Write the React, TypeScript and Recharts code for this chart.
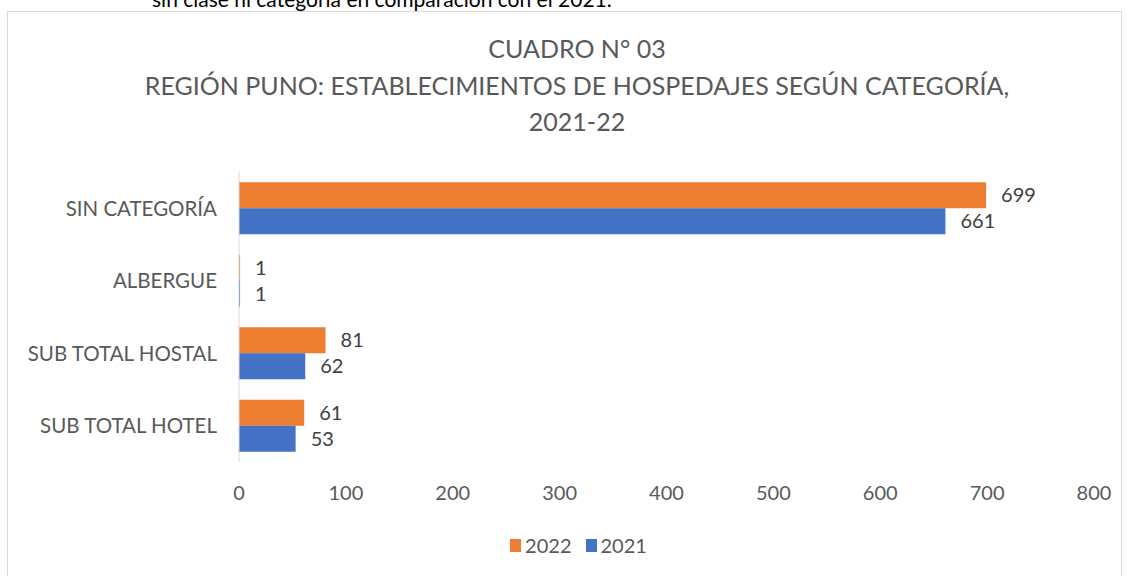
import React from 'react';
import { BarChart, Bar, XAxis, YAxis, LabelList } from 'recharts';

const categories = ['SIN CATEGORÍA', 'ALBERGUE', 'SUB TOTAL HOSTAL', 'SUB TOTAL HOTEL'];
const values2022 = [699, 1, 81, 61];
const values2021 = [661, 1, 62, 53];
const xTicks = [0, 100, 200, 300, 400, 500, 600, 700, 800];

const titleLines = [
  'CUADRO N° 03',
  'REGIÓN PUNO: ESTABLECIMIENTOS DE HOSPEDAJES SEGÚN CATEGORÍA,',
  '2021-22',
];

const series = [
  { key: 'y2022', name: '2022', color: '#ED7D31' },
  { key: 'y2021', name: '2021', color: '#4472C4' },
];

const FONT = 'Lato, "Noto Sans", sans-serif';
const GREY = '#595959';

const data = categories.map((name, i) => ({
  name,
  y2022: values2022[i],
  y2021: values2021[i],
}));

const App: React.FC = () => {
  return (
    <div style={{ position: 'absolute', left: 0, top: 0, width: 1130, height: 576, background: '#fff', overflow: 'hidden', fontFamily: FONT }}>
      {/* page text above the chart, cut off by the screenshot */}
      <div style={{ position: 'absolute', left: 152, top: -14, fontSize: 21, color: '#000', whiteSpace: 'nowrap' }}>
        sin clase ni categoría en comparación con el 2021.
      </div>
      <div style={{ position: 'absolute', left: 7, top: 11, width: 1113, height: 580, border: '1px solid #d9d9d9' }} />
      {titleLines.map((t, i) => (
        <div
          key={i}
          style={{ position: 'absolute', left: 0, width: 1154, top: 33 + i * 36.5, textAlign: 'center', fontSize: 25, color: GREY, lineHeight: '30px', whiteSpace: 'nowrap' }}
        >
          {t}
        </div>
      ))}
      <div style={{ position: 'absolute', left: 0, top: 0 }}>
        <BarChart
          width={1130}
          height={576}
          data={data}
          layout="vertical"
          margin={{ top: 172, right: 36, bottom: 74, left: 0 }}
          barCategoryGap="14%"
          barGap={0}
        >
          <XAxis
            type="number"
            domain={[0, 800]}
            ticks={xTicks}
            axisLine={false}
            tickLine={false}
            height={40}
            tickSize={0}
            tickMargin={24}
            tick={{ fontSize: 20, fill: GREY, fontFamily: FONT }}
          />
          <YAxis
            type="category"
            dataKey="name"
            width={239}
            axisLine={{ stroke: '#d9d9d9' }}
            tickLine={false}
            tickSize={0}
            tickMargin={22}
            tick={{ fontSize: 20.5, fill: GREY, fontFamily: FONT }}
          />
          {series.map((s) => (
            <Bar key={s.key} dataKey={s.key} name={s.name} fill={s.color} isAnimationActive={false}>
              <LabelList dataKey={s.key} position="right" offset={15} style={{ fontSize: 20, fill: '#404040', fontFamily: FONT }} />
            </Bar>
          ))}
        </BarChart>
      </div>
      {/* legend */}
      <div style={{ position: 'absolute', top: 533, left: 0, width: 1157, display: 'flex', justifyContent: 'center', gap: 14, fontSize: 20, color: GREY, lineHeight: '24px' }}>
        {series.map((s) => (
          <div key={s.key} style={{ display: 'flex', alignItems: 'center', gap: 4 }}>
            <span style={{ display: 'inline-block', width: 11, height: 13, background: s.color }} />
            <span>{s.name}</span>
          </div>
        ))}
      </div>
    </div>
  );
};

export default App;
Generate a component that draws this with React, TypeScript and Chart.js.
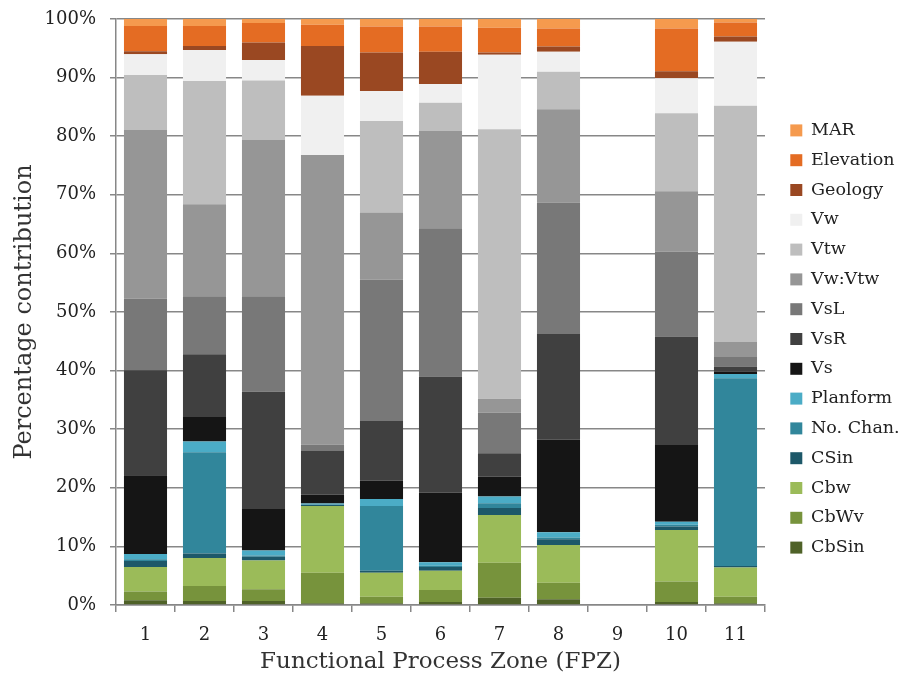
import React, { useEffect, useRef } from "react";
import { Chart, registerables } from "chart.js";

Chart.register(...registerables);

const categories = ["1", "2", "3", "4", "5", "6", "7", "8", "9", "10", "11"];
const yTickLabels = ["0%", "10%", "20%", "30%", "40%", "50%", "60%", "70%", "80%", "90%", "100%"];

// stacked from bottom to top
const CbSin = [0.8, 0.7, 0.7, 0.3, 0.3, 0.5, 1.25, 1.0, 0, 0.5, 0.3];
const CbWv = [1.5, 2.55, 2.0, 5.2, 1.1, 2.05, 5.95, 2.8, 0, 3.5, 1.1];
const Cbw = [4.2, 4.75, 4.9, 11.4, 4.1, 3.3, 8.15, 6.45, 0, 8.8, 5.0];
const CSin = [1.0, 0.8, 0.65, 0.2, 0.35, 0.65, 1.2, 0.95, 0, 0.6, 0.25];
const NoChan = [0.3, 17.25, 0.2, 0, 11.05, 0.2, 0.8, 0.3, 0, 0.3, 32.05];
const Planform = [0.9, 1.85, 0.85, 0.2, 1.2, 0.6, 1.15, 0.9, 0, 0.5, 0.7];
const Vs = [13.45, 4.2, 7.1, 1.5, 3.1, 11.9, 3.4, 15.8, 0, 13.1, 0.4];
const VsR = [17.9, 10.7, 20.0, 7.5, 10.2, 19.8, 4.0, 18.05, 0, 18.5, 0.9];
const VsL = [12.2, 9.9, 16.3, 1.1, 24.1, 25.3, 6.9, 22.45, 0, 14.5, 1.6];
const VwVtw = [28.8, 15.7, 26.65, 49.4, 11.5, 16.6, 2.4, 15.9, 0, 10.3, 2.6];
const Vtw = [9.4, 21.0, 10.15, 0, 15.6, 4.8, 46.0, 6.4, 0, 13.3, 40.3];
const Vw = [3.55, 5.3, 3.5, 10.1, 5.1, 3.2, 12.7, 3.4, 0, 6.0, 10.9];
const Geology = [0.5, 0.7, 3.0, 8.5, 6.6, 5.5, 0.4, 0.9, 0, 1.2, 0.9];
const Elevation = [4.3, 3.4, 3.3, 3.6, 4.4, 4.3, 4.2, 3.1, 0, 7.3, 2.4];
const MAR = [1.2, 1.2, 0.7, 1.0, 1.3, 1.3, 1.5, 1.6, 0, 1.6, 0.6];

const seriesNames = ["CbSin", "CbWv", "Cbw", "CSin", "No. Chan.", "Planform", "Vs", "VsR", "VsL", "Vw:Vtw", "Vtw", "Vw", "Geology", "Elevation", "MAR"];
const seriesValues = [CbSin, CbWv, Cbw, CSin, NoChan, Planform, Vs, VsR, VsL, VwVtw, Vtw, Vw, Geology, Elevation, MAR];
const seriesColors = ["#4F6228", "#77933C", "#9BBB59", "#1D5869", "#31869B", "#4BACC6", "#151515", "#404040", "#787878", "#969696", "#BEBEBE", "#F0F0F0", "#9A4822", "#E46C23", "#F59A4E"];

const FONT = "'DejaVu Serif', serif";
const GRID = "#878787";
const LEGEND_W = 152;
const LEGEND_SHIFT = 13;
const LEGEND_SHIFT_Y = -11;

const legendFix = {
  id: "legendFix",
  beforeLayout(chart: any) {
    const lg = chart.legend;
    if (lg && !lg._patched) {
      const orig = lg.fit.bind(lg);
      lg.fit = function () {
        orig();
        this.width = LEGEND_W;
      };
      lg._patched = true;
    }
  },
  afterLayout(chart: any) {
    const lg = chart.legend;
    if (lg) {
      lg.left += LEGEND_SHIFT;
      lg.right += LEGEND_SHIFT;
      lg.top += LEGEND_SHIFT_Y;
      lg.bottom += LEGEND_SHIFT_Y;
    }
  },
};

export default function App() {
  const ref = useRef<HTMLCanvasElement>(null);
  useEffect(() => {
    document.body.style.margin = "0";
    const chart = new Chart(ref.current!, {
      type: "bar",
      data: {
        labels: categories,
        datasets: seriesNames.map((n, i) => ({
          label: n,
          data: seriesValues[i],
          backgroundColor: seriesColors[i],
          borderWidth: 0,
          barPercentage: 0.73,
          categoryPercentage: 1,
        })),
      },
      plugins: [legendFix],
      options: {
        animation: false,
        responsive: false,
        maintainAspectRatio: false,
        layout: { padding: { top: 19, left: 0, right: 0, bottom: 0 } },
        plugins: {
          tooltip: { enabled: false },
          legend: {
            position: "right",
            reverse: true,
            labels: {
              boxWidth: 12,
              boxHeight: 12,
              padding: 12.3,
              color: "#222",
              font: { family: FONT, size: 17.5 },
            },
          },
        },
        scales: {
          x: {
            stacked: true,
            afterFit: (s: any) => { s.height = 76; },
            grid: { display: true, drawOnChartArea: false, drawTicks: true, tickLength: 7, color: GRID, lineWidth: 1.5, offset: true },
            border: { display: true, color: GRID, width: 1.5 },
            ticks: { color: "#222", font: { family: FONT, size: 18 }, padding: 13 },
            title: { display: true, text: "Functional Process Zone (FPZ)", color: "#333", font: { family: FONT, size: 23 }, padding: { top: 0, bottom: 5 } },
          },
          y: {
            stacked: true,
            min: 0,
            max: 100,
            afterFit: (s: any) => { s.width = 116; s.paddingTop = 0; s.paddingBottom = 0; },
            grid: { color: GRID, lineWidth: 1.5, tickLength: 6 },
            border: { display: true, color: GRID, width: 1.5 },
            ticks: {
              stepSize: 10,
              color: "#222",
              font: { family: FONT, size: 18 },
              padding: 14,
              callback: (v: any) => yTickLabels[Math.round(Number(v) / 10)],
            },
            title: { display: true, text: "Percentage contribution", color: "#333", font: { family: FONT, size: 24 }, padding: { top: 10, bottom: 0 } },
          },
        },
      },
    } as any);
    return () => chart.destroy();
  }, []);
  return (
    <div style={{ width: 917, height: 681 }}>
      <canvas ref={ref} width={917} height={681} style={{ width: 917, height: 681 }} />
    </div>
  );
}
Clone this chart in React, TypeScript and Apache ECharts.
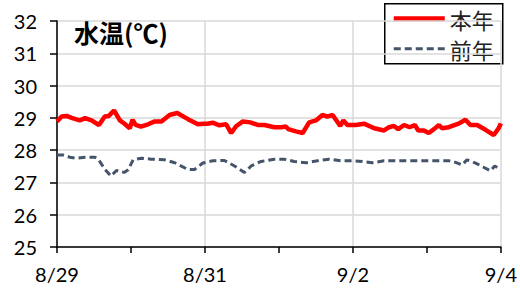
import React, { useEffect, useRef } from "react";
import * as echarts from "echarts";

// hours since 8/29 00:00 and water temperature
const thisYearHours = [0, 1.5, 3.1, 4.75, 6.05, 7.4, 9.1, 11.2, 13.6, 15.5, 16.8, 18.5, 20.4, 22, 23.6, 24.5, 25.5, 27.2, 29, 31.7, 33.9, 36.5, 39, 42.5, 45.7, 47.5, 48.8, 50.5, 52.7, 54.9, 56.5, 58.1, 60.3, 62.7, 65.1, 67.3, 70.5, 72.7, 74.3, 75, 77.5, 79.7, 81.8, 84, 86.1, 87.7, 89.4, 91.9, 92.9, 94.2, 96.9, 99.6, 102.9, 106.1, 107.7, 109.3, 110.7, 112.6, 114.4, 116.1, 117.2, 119, 120.6, 122.3, 123.9, 124.9, 127.1, 130.3, 132.5, 134.1, 136.3, 139, 141.7, 143.3, 144];
const thisYearTemps = [28.89, 29.04, 29.06, 29.0, 28.96, 28.92, 28.99, 28.92, 28.78, 29.04, 29.06, 29.23, 28.92, 28.81, 28.68, 28.94, 28.78, 28.73, 28.78, 28.89, 28.89, 29.09, 29.15, 28.96, 28.8, 28.82, 28.82, 28.85, 28.77, 28.8, 28.53, 28.74, 28.89, 28.86, 28.78, 28.78, 28.71, 28.71, 28.73, 28.65, 28.58, 28.53, 28.86, 28.92, 29.09, 29.04, 29.09, 28.75, 28.92, 28.78, 28.78, 28.82, 28.68, 28.61, 28.71, 28.75, 28.65, 28.78, 28.71, 28.78, 28.61, 28.61, 28.53, 28.65, 28.78, 28.68, 28.71, 28.82, 28.94, 28.78, 28.78, 28.63, 28.47, 28.68, 28.83];

const lastYearHours = [0, 2, 4.2, 6.4, 9.1, 12.3, 13.4, 15.5, 17.5, 19.3, 21.8, 23.1, 24.7, 27.4, 30.6, 34.9, 38.2, 42.5, 44.6, 47.3, 50.6, 54.3, 57.6, 60.8, 63, 66.2, 70.5, 73.7, 77, 80.8, 84.5, 88.3, 92.1, 95.8, 99.1, 102.3, 106.1, 114.2, 120.6, 127.1, 129.3, 131.4, 133, 135.8, 138.4, 140.6, 142, 143.3];
const lastYearTemps = [27.85, 27.85, 27.78, 27.75, 27.78, 27.78, 27.72, 27.41, 27.2, 27.37, 27.31, 27.39, 27.7, 27.75, 27.72, 27.7, 27.61, 27.4, 27.4, 27.6, 27.67, 27.68, 27.51, 27.31, 27.51, 27.65, 27.72, 27.72, 27.65, 27.61, 27.67, 27.72, 27.67, 27.67, 27.65, 27.61, 27.67, 27.67, 27.67, 27.67, 27.62, 27.54, 27.7, 27.6, 27.47, 27.36, 27.51, 27.43];

const dayLabels = ["8/29", "8/30", "8/31", "9/1", "9/2", "9/3", "9/4"];
const seriesNames = ["本年", "前年"];
const title = "水温(℃)";

const RED = "#ff0000";
const SLATE = "#44546a";

export default function App() {
  const ref = useRef<HTMLDivElement>(null);
  useEffect(() => {
    const chart = echarts.init(ref.current!, null, { renderer: "svg" });
    const font = "Lato, 'Noto Sans CJK JP', sans-serif";
    const cjk = "'Noto Sans CJK JP', sans-serif";
    chart.setOption({
      animation: false,
      backgroundColor: "#ffffff",
      grid: { left: 57, right: 18, top: 21, bottom: 44, containLabel: false },
      xAxis: {
        type: "value",
        min: 0,
        max: 144,
        interval: 48,
        axisLine: { show: true, onZero: false, lineStyle: { color: "#000", width: 1.5 } },
        axisTick: { show: true, length: 6, lineStyle: { color: "#000", width: 1.5 } },
        minorTick: { show: true, splitNumber: 2, length: 6, lineStyle: { color: "#000", width: 1.5 } },
        splitLine: { show: true, lineStyle: { color: "#d9d9d9", width: 1.5 } },
        axisLabel: {
          color: "#000",
          fontSize: 20,
          fontFamily: font,
          margin: 17,
          showMaxLabel: true,
          showMinLabel: true,
          formatter: (v: number) => dayLabels[Math.round(v / 24)] ?? "",
        },
      },
      yAxis: {
        type: "value",
        min: 25,
        max: 32,
        interval: 1,
        axisLine: { show: true, lineStyle: { color: "#000", width: 1.5 } },
        axisTick: { show: true, length: 7, lineStyle: { color: "#000", width: 1.5 } },
        splitLine: { show: true, lineStyle: { color: "#d9d9d9", width: 1.5 } },
        axisLabel: { color: "#000", fontSize: 20, fontFamily: font, margin: 20 },
      },
      legend: { show: false },
      graphic: [
        {
          type: "text",
          left: 74,
          top: 19,
          z: 10,
          style: {
            text: title,
            fontSize: 25,
            fontWeight: "bold",
            fontFamily: cjk,
            fill: "#000",
          },
        },
        {
          type: "group",
          left: 384,
          top: 3,
          z: 20,
          children: [
            {
              type: "rect",
              shape: { x: 0, y: 0, width: 118, height: 60 },
              style: { fill: "#fff", stroke: "#000", lineWidth: 1.5 },
            },
            {
              type: "line",
              shape: { x1: 9, y1: 15, x2: 60, y2: 15 },
              style: { stroke: RED, lineWidth: 5 },
            },
            {
              type: "text",
              x: 65,
              y: 15,
              style: { text: seriesNames[0], fontSize: 22, lineHeight: 24, fontFamily: cjk, fill: "#222", verticalAlign: "middle" },
            },
            {
              type: "line",
              shape: { x1: 9, y1: 45, x2: 60, y2: 45 },
              style: { stroke: SLATE, lineWidth: 3, lineDash: [7, 4] },
            },
            {
              type: "text",
              x: 65,
              y: 45,
              style: { text: seriesNames[1], fontSize: 22, lineHeight: 24, fontFamily: cjk, fill: "#222", verticalAlign: "middle" },
            },
          ],
        },
      ],
      series: [
        {
          name: seriesNames[0],
          type: "line",
          symbol: "none",
          showSymbol: false,
          data: thisYearHours.map((h, i) => [h, thisYearTemps[i]]),
          lineStyle: { color: RED, width: 4.5 },
          itemStyle: { color: RED },
          z: 3,
        },
        {
          name: seriesNames[1],
          type: "line",
          symbol: "none",
          showSymbol: false,
          data: lastYearHours.map((h, i) => [h, lastYearTemps[i]]),
          lineStyle: { color: SLATE, width: 3, type: [7, 4] },
          itemStyle: { color: SLATE },
          z: 2,
        },
      ],
    });
    return () => chart.dispose();
  }, []);
  return <div ref={ref} style={{ width: 520, height: 291, position: "absolute", left: 0, top: 0 }} />;
}
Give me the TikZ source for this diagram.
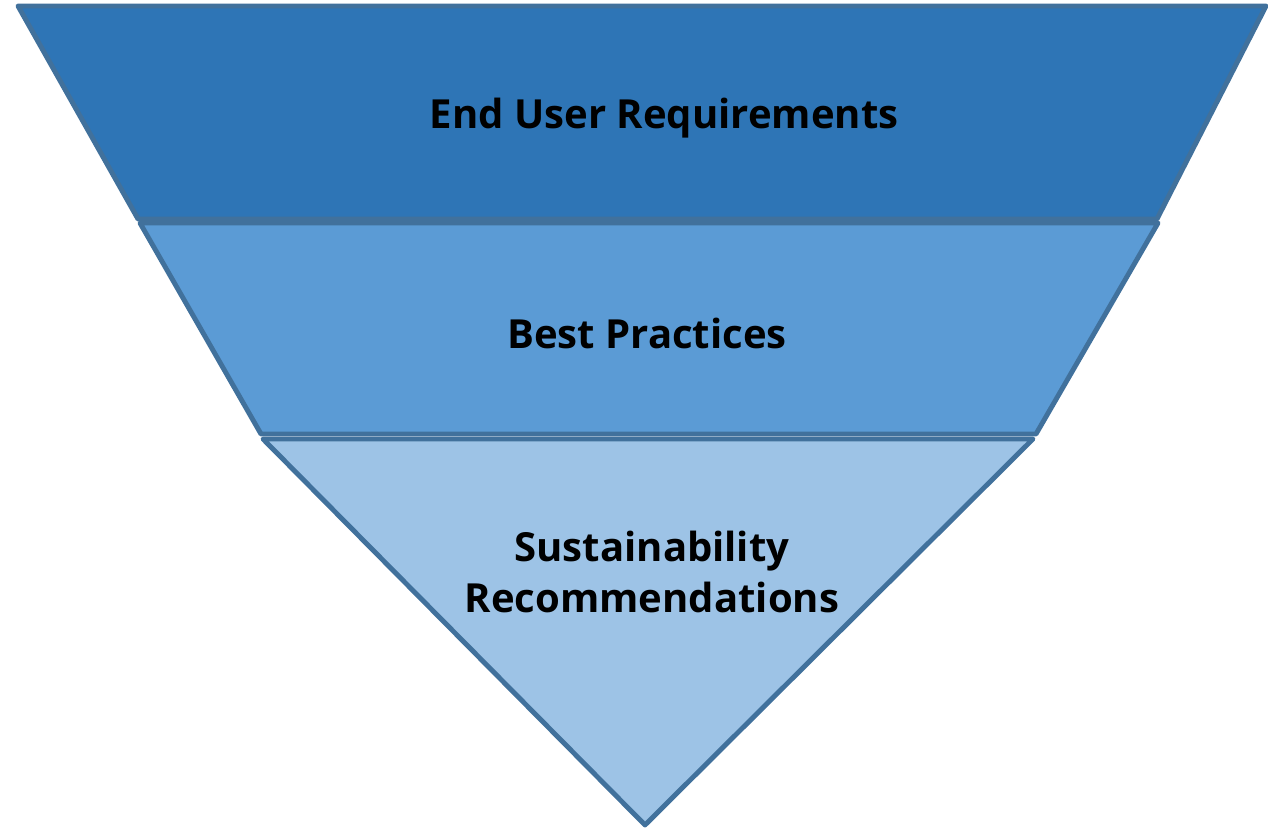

| Goal of the exercise |
Copy each line of the data that contains the word "React".

| Full solution |
Write the React, TypeScript and Recharts code for this chart.
import React from 'react';
const App: React.FC = () => {
Generate a component that draws this with React, TypeScript and Chart.js.
import React, { useEffect, useRef } from "react";
Clone this chart in React, TypeScript and Apache ECharts.
import React, { useEffect, useRef } from "react";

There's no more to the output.